- [Written request]: Locate the string "page" in the listing below. Copy every line where it is found.

::: Input

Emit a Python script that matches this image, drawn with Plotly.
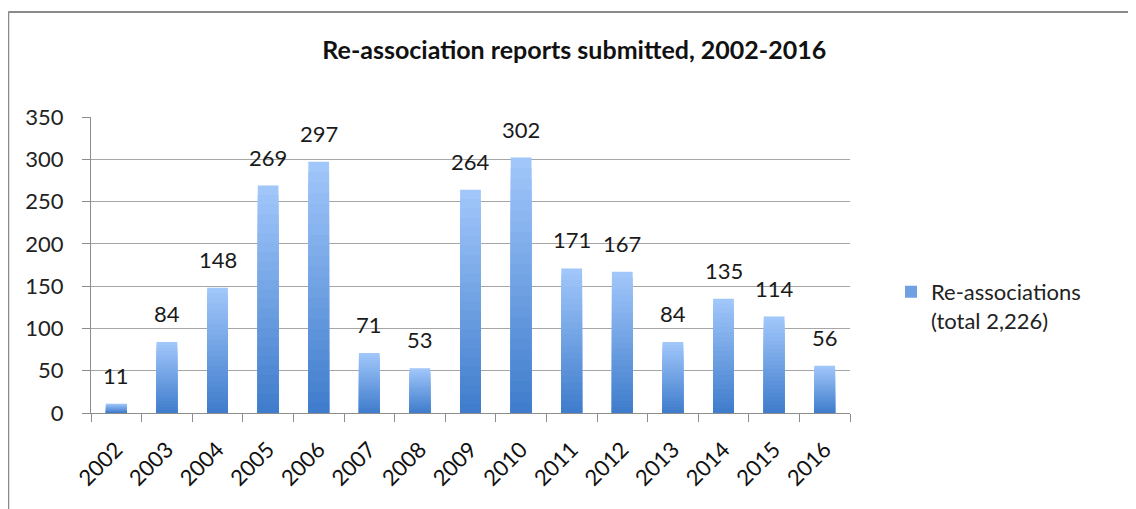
import plotly.graph_objects as go

years = ["2002", "2003", "2004", "2005", "2006", "2007", "2008", "2009",
         "2010", "2011", "2012", "2013", "2014", "2015", "2016"]
reports = [11, 84, 148, 269, 297, 71, 53, 264, 302, 171, 167, 84, 135, 114, 56]
series_name = "Re-associations<br>(total 2,226)"
chart_title = "Re-association reports submitted, 2002-2016"

FONT = "Lato"
top_rgb = (160, 198, 250)
bottom_rgb = (60, 122, 202)


def blend(k):
    r, g, b = [round(lo + (hi - lo) * k) for lo, hi in zip(bottom_rgb, top_rgb)]
    return f"rgb({r},{g},{b})"


fig = go.Figure()

# overlay shorter bars to fake Excel's vertical gradient (light top, dark bottom)
steps = 24
for i in range(steps, 0, -1):
    k = i / steps
    fig.add_trace(go.Bar(x=years, y=[v * k for v in reports], marker=dict(color=blend(k), line_width=0),
                         name=series_name, showlegend=(i == steps // 2), hoverinfo="skip"))

# value labels sit a little above each bar, like Excel
for idx, v in enumerate(reports):
    fig.add_annotation(x=idx, y=v, text=str(v), showarrow=False, yanchor="bottom", yshift=13,
                       font=dict(family=FONT, size=22, color="#1a1a1a"))

# the page body adds an 8px offset, so the figure is 8px smaller than the window
fig.update_layout(
    width=1128, height=501,
    barmode="overlay", bargap=0.59,
    paper_bgcolor="white", plot_bgcolor="white",
    margin=dict(l=83, r=286, t=109, b=96),
    font=dict(family=FONT, size=22, color="#222"),
    title=dict(text=f"<b>{chart_title}</b>", x=0.502, xanchor="center", y=0.916, yanchor="middle",
               font=dict(family=FONT, size=25, color="#111")),
    legend=dict(x=1.054, y=0.36, yanchor="middle", xanchor="left", valign="top",
                font=dict(family=FONT, size=22, color="#222"),
                itemsizing="constant", bgcolor="rgba(0,0,0,0)"),
    xaxis=dict(type="category", range=[-0.5, len(years) - 0.5], tickangle=-45, ticks="outside",
               tickson="boundaries", ticklen=8, ticklabelstandoff=14,
               tickcolor="#8c8c8c", showline=True, linecolor="#8c8c8c", linewidth=1, showgrid=False,
               automargin=False, tickfont=dict(family=FONT, size=22, color="#111")),
    yaxis=dict(range=[0, 350], dtick=50, ticks="outside", ticklen=8, tickcolor="#8c8c8c",
               ticklabelstandoff=14,
               showline=True, linecolor="#8c8c8c", linewidth=1, gridcolor="#a6a6a6", gridwidth=1,
               zeroline=False, automargin=False, tickfont=dict(family=FONT, size=22, color="#222")),
)

# chart frame (left and top edges visible in the crop)
fig.add_shape(type="line", xref="paper", yref="paper", x0=-0.109, x1=1.5, y0=1.355, y1=1.355,
              line=dict(color="#8a8a8a", width=2))
fig.add_shape(type="line", xref="paper", yref="paper", x0=-0.109, x1=-0.109, y0=-0.5, y1=1.355,
              line=dict(color="#8a8a8a", width=2))

fig.write_html("out.html")
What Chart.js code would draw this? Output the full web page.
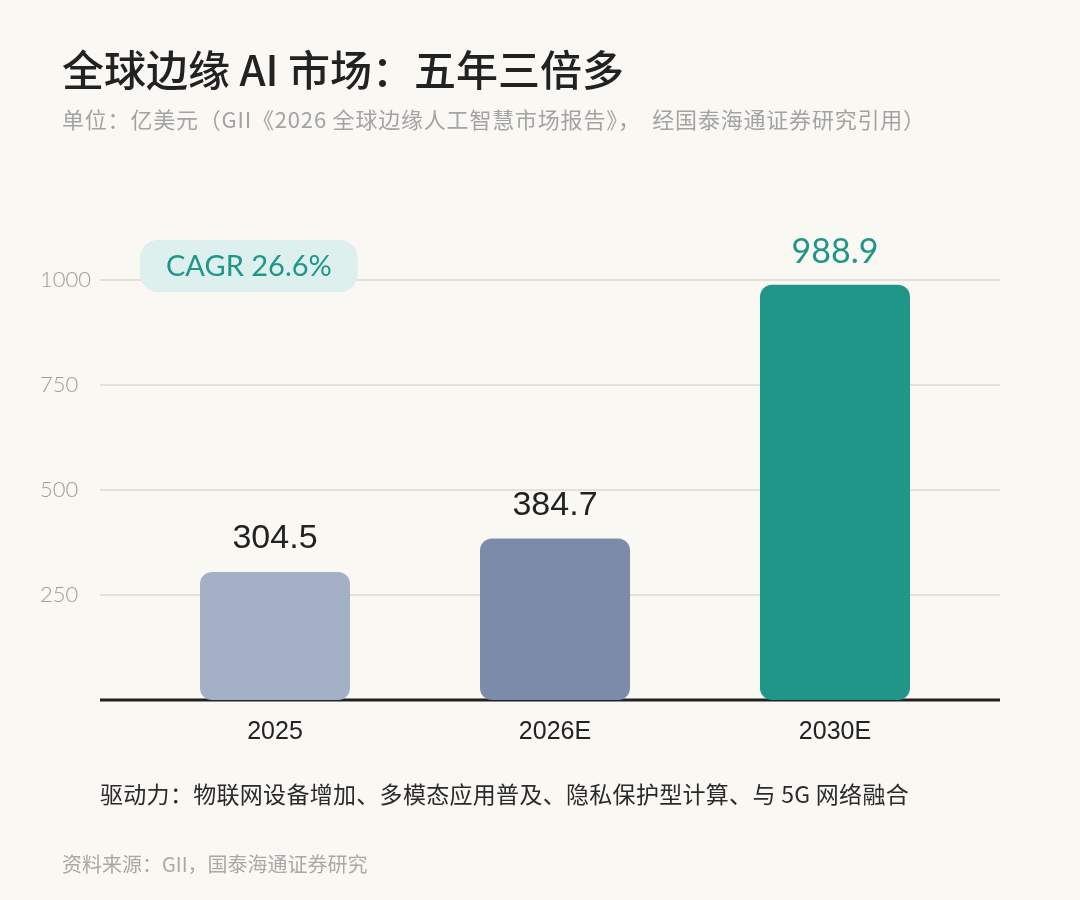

::::::

- [Reply to the exercise]:
# the page body adds an 8px offset, so the figure is 8px smaller than the window
What Chart.js code would draw this? Output the full web page.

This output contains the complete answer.